You raise trustworthiness by requiring evidence before you count a win. A loop with no free answer can talk itself into progress that is not there, so make it show its work: the specific change, the specific result. This does not make any single check faster. It makes the check honest, which is what keeps you from compounding on a false gain. And you raise it again by waiting for a pattern to repeat before you trust it. A lesson drawn from one round might be noise wearing a lesson's clothes. Waiting for it to show up twice costs one extra round and buys an answer that is harder to fool.

The durable asset

A loop with a fixed evaluator makes the work better: this draft, this strategy, this website. The artifact improves until it ships, and the next artifact starts from zero. The artifact was never the asset. It ships, it leaves, and it starts depreciating the day it is done. The evaluator can stay.
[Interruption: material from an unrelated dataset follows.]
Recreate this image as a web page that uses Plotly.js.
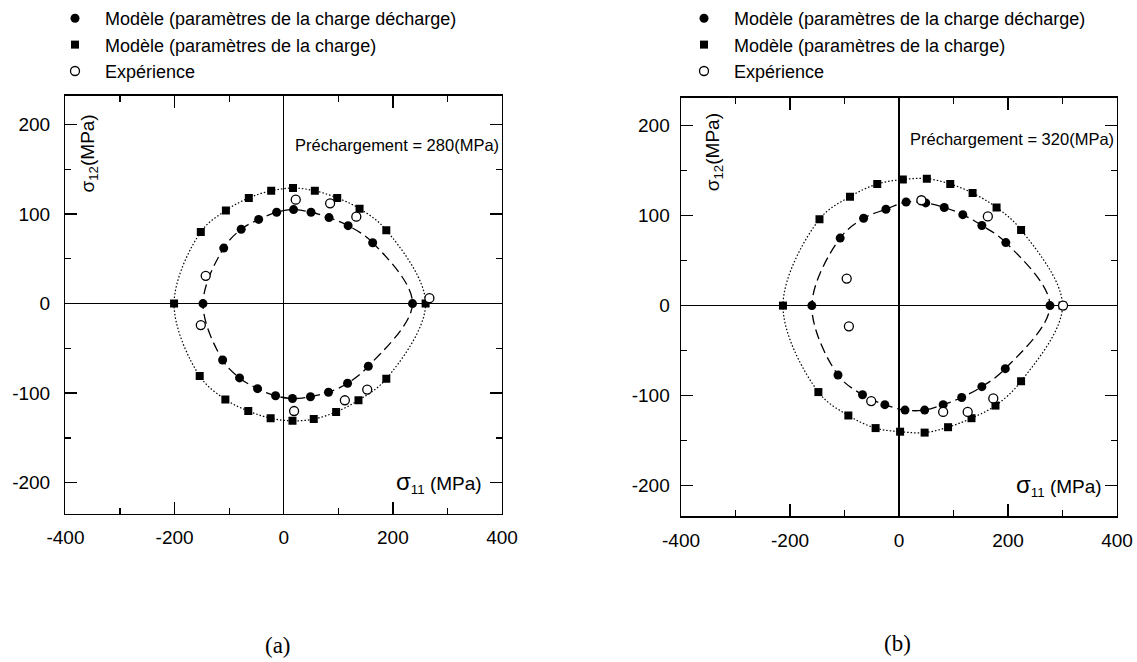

A company writes a strategy memo. The first pass is an agent's draft. The second pass is an evaluator holding that draft against a rubric: assumptions explicit, options distinct, tradeoffs named. The third pass notices that the same objection keeps recurring across rounds, weak customer evidence, say, and starts demanding it earlier. The fourth pass writes that objection into the standing rubric, so the next memo, on a different question entirely, faces it from the first draft. Run this for a year and the company has not merely produced better memos. It has accumulated better strategic taste, held somewhere that does not walk out the door.

The model may be exactly the same at the end of that year as it was at the start. What sharpened is the apparatus around it: the rubrics, the objection sets, the worked examples, the recorded failure cases, the standing comparisons. A loop that improves its own evaluative apparatus is lowering the cost of the answer on its own, permanently, for every future piece of work that passes through it. It makes more of the organization's work eligible to compound without anyone going back in to fix the economics by hand. AI is well suited to running that apparatus, because it can hold a draft against a rubric, yesterday's synthesis against today's, or two strategies against each other, fast enough to answer every round. The apparatus is what compounds, and it belongs to whoever built it.
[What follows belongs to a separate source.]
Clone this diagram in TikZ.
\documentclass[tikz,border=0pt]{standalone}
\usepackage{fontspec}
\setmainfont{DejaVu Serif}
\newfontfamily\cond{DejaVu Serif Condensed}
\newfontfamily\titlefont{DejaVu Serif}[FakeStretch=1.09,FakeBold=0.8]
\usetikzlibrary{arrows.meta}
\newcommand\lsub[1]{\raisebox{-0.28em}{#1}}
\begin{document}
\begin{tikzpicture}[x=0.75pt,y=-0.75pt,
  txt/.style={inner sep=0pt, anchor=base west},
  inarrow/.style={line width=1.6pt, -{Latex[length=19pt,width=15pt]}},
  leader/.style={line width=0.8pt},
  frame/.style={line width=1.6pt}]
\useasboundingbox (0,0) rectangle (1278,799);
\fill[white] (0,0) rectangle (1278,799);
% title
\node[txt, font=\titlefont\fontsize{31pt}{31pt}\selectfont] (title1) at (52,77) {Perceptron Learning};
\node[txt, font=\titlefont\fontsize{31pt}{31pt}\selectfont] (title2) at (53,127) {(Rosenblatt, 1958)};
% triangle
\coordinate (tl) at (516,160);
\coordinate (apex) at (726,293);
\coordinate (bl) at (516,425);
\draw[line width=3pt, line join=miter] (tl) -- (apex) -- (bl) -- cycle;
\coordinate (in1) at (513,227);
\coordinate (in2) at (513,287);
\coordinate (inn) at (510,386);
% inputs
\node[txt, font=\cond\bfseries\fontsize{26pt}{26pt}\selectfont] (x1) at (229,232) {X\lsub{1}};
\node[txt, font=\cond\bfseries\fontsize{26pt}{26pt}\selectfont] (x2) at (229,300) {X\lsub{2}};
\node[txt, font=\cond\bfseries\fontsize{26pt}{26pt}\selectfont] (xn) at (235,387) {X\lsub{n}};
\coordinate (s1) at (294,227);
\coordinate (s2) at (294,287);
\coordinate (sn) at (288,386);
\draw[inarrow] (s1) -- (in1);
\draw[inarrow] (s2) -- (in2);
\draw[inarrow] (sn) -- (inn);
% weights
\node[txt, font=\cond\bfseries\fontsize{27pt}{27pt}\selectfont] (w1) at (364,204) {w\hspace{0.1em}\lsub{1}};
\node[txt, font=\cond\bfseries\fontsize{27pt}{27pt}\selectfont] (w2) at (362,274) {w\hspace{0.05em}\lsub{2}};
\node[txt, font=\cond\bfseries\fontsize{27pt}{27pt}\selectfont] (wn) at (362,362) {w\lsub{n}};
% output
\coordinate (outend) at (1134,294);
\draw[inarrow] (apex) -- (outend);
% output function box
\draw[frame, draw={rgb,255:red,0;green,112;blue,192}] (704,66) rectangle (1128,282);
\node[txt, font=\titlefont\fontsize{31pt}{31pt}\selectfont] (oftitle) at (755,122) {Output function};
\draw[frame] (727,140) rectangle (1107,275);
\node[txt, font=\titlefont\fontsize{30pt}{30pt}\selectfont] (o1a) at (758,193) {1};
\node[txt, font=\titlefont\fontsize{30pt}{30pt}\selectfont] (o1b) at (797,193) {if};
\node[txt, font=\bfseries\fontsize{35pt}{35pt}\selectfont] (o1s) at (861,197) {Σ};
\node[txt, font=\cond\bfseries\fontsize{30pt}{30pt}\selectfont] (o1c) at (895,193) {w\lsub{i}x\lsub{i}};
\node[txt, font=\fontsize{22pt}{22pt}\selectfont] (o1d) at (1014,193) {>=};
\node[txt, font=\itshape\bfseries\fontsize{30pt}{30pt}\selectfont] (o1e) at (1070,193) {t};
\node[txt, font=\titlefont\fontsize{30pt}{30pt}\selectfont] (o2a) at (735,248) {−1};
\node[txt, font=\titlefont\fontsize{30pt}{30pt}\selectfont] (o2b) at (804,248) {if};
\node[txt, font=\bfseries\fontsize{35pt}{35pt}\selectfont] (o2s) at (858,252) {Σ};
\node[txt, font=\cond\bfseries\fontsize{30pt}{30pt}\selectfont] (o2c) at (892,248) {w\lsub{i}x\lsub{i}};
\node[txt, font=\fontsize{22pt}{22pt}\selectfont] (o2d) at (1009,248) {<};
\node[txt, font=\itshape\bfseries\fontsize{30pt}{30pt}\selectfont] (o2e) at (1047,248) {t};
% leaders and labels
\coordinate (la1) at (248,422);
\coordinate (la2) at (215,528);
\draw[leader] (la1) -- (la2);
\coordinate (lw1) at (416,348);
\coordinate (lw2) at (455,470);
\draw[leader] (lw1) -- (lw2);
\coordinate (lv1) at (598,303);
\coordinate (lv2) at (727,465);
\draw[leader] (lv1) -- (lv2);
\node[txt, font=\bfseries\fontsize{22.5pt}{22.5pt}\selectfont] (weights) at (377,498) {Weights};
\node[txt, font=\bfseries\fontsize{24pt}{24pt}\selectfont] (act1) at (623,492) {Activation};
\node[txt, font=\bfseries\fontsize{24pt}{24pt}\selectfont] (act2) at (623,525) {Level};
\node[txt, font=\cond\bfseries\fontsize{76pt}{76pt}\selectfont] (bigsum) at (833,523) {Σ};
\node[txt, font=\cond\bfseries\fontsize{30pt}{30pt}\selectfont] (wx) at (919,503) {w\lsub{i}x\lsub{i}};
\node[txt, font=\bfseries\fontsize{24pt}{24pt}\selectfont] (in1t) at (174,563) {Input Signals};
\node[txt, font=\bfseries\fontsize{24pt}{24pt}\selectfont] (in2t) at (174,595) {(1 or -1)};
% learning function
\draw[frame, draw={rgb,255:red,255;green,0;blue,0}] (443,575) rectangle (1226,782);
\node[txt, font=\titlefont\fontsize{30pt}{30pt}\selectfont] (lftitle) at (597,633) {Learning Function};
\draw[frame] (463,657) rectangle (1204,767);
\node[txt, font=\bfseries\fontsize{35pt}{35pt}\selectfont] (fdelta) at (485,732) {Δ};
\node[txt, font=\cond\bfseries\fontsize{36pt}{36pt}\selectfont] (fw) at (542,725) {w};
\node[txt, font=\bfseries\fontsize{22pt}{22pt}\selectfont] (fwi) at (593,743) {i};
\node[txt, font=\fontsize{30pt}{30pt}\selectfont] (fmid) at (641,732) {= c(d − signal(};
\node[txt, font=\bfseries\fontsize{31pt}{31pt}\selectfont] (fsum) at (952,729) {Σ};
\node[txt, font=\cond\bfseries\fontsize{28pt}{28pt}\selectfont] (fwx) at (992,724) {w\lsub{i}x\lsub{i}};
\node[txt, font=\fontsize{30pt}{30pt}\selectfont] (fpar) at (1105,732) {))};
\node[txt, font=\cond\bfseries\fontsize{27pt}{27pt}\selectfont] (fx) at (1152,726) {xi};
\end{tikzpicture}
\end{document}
Throughput is consumed, artifacts depreciate, and evaluators appreciate. They can also ossify: a rubric can harden into bureaucracy, an objection set can overfit to the last failure, accumulated taste can quietly become accumulated caution. The asset needs maintenance, new evidence, new counterexamples, an occasional reset. Kept honest and held long enough, an evaluator changes what the work is. A strategy stops being a document you finish and file, and starts being something you keep running: more variants worth generating because generating them got cheap, decisions revisited on a cadence instead of once a year, a living draft still answering to reality on the same terms it always did, just able to try more before reality weighs in.

AI does not compound because generation got cheap. It compounds when judgment gets cheap enough to run continuously, and durable enough to improve the next piece of work, not just the current one. That second investment is harder to fund than the first. Automation pays back in throughput, and throughput shows up in the first week; an evaluator looks like overhead right up until it becomes the asset. So the natural question, what work can I automate, keeps winning the budget, and it leads to checking accounts every time: you speed up the work, pocket the gain, and the next gain costs another deposit.

The better question is: where is the cost of the answer too high to loop? Those places are not failures of AI; they are the map of where to invest. Lower the cost of the answer and the work starts compounding. Lower it persistently and pieces of judgment that have sat in checking forever, one deposit at a time, start behaving like savings.